Items listed in a dataset
* begin *

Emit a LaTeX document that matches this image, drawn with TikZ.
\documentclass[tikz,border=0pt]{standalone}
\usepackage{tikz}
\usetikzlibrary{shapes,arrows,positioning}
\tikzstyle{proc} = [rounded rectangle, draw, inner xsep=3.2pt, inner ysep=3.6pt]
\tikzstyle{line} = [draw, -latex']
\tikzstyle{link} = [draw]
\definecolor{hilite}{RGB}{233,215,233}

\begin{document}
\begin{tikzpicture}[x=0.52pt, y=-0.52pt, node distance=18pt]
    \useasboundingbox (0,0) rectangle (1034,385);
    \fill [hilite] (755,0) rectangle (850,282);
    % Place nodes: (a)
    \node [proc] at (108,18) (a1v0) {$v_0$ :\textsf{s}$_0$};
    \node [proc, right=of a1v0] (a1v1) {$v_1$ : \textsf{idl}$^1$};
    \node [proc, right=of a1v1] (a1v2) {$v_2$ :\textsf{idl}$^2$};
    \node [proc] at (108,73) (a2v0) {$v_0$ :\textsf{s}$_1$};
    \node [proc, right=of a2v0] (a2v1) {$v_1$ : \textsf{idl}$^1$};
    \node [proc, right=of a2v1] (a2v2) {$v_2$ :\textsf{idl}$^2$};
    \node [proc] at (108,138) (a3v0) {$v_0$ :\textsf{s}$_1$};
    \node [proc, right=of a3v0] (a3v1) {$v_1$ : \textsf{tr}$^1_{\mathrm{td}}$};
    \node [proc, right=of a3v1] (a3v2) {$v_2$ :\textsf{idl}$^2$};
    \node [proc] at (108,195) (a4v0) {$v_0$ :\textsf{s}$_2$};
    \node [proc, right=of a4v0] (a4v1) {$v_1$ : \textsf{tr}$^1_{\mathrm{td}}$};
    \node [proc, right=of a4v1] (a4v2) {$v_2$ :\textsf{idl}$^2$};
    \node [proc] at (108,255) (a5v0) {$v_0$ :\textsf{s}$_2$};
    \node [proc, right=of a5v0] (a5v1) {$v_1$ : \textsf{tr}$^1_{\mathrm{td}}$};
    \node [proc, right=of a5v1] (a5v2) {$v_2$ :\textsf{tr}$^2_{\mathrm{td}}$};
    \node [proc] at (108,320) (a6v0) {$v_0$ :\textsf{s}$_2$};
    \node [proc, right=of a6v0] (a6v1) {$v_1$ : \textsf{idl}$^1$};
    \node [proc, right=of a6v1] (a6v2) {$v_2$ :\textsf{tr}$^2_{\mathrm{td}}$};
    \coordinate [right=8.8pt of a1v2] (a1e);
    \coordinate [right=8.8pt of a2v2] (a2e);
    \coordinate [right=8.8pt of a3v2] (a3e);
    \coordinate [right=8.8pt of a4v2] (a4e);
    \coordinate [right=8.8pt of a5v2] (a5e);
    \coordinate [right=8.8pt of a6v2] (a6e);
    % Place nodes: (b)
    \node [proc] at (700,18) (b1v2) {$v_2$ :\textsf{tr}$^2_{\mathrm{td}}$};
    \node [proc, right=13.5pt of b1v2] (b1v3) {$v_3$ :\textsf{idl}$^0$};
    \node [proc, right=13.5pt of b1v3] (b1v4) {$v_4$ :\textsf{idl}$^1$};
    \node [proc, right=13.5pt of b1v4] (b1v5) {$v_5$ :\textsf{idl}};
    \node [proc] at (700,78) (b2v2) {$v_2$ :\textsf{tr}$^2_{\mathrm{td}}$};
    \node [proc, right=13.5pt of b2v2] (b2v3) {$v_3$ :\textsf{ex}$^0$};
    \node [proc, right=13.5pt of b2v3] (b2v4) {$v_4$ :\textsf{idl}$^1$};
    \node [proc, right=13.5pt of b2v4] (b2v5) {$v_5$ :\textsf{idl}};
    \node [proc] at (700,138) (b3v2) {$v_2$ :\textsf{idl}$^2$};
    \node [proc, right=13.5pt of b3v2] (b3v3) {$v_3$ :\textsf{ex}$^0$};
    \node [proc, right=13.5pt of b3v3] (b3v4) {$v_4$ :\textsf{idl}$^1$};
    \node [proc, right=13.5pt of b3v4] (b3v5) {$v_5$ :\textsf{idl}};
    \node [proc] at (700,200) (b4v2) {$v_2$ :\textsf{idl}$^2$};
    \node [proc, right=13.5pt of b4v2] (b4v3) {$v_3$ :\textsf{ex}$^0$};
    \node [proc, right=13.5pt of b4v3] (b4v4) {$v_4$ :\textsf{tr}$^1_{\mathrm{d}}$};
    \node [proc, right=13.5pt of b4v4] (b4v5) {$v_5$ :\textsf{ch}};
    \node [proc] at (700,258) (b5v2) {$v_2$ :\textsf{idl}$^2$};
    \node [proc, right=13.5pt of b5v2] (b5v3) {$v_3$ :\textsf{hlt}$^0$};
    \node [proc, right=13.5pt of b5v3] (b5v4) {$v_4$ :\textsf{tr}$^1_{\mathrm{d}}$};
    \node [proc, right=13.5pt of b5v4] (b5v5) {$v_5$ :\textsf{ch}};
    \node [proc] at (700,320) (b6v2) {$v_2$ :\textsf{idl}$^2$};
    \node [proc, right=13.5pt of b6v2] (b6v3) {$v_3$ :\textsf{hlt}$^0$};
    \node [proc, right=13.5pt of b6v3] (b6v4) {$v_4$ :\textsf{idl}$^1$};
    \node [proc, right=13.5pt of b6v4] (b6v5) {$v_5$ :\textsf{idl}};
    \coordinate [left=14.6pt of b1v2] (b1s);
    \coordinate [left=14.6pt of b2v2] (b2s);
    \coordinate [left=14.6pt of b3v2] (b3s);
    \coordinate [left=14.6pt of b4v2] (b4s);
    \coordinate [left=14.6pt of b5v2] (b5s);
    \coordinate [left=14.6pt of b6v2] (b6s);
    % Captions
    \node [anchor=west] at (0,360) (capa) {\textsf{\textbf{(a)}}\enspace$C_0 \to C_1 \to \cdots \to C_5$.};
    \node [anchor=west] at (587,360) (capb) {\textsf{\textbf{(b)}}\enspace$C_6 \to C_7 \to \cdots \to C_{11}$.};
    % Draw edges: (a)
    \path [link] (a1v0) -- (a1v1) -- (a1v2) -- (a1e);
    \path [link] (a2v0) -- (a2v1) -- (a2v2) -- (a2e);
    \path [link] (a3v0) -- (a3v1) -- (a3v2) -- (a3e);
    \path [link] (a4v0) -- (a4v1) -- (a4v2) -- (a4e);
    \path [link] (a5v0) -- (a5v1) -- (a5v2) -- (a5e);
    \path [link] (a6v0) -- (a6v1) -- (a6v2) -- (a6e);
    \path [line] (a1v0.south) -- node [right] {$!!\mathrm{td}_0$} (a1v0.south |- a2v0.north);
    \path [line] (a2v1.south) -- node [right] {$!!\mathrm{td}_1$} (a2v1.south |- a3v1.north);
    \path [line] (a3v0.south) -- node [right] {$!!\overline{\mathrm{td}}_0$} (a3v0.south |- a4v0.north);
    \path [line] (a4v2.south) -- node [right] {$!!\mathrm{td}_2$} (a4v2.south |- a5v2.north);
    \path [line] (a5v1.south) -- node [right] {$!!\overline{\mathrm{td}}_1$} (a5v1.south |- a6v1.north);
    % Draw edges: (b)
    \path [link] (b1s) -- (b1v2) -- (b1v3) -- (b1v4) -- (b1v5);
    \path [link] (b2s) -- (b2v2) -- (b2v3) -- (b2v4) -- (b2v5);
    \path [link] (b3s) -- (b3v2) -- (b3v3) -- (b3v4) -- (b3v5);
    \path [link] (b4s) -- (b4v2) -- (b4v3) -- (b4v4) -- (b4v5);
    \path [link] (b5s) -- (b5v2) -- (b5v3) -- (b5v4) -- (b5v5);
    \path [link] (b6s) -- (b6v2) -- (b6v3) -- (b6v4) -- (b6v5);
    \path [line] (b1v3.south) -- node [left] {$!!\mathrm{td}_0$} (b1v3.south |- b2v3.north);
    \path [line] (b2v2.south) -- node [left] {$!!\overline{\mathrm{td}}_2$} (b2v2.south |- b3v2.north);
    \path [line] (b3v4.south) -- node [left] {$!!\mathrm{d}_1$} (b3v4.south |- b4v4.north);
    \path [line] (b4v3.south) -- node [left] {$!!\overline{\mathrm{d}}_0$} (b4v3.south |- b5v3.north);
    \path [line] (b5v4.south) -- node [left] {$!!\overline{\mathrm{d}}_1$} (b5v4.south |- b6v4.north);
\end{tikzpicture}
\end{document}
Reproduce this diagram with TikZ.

* end *

■ WHAT YOU WILL DO
Say how many lines of the data include the string "with". Nothing other than the number should be given.

■ FINISHED EXERCISE
2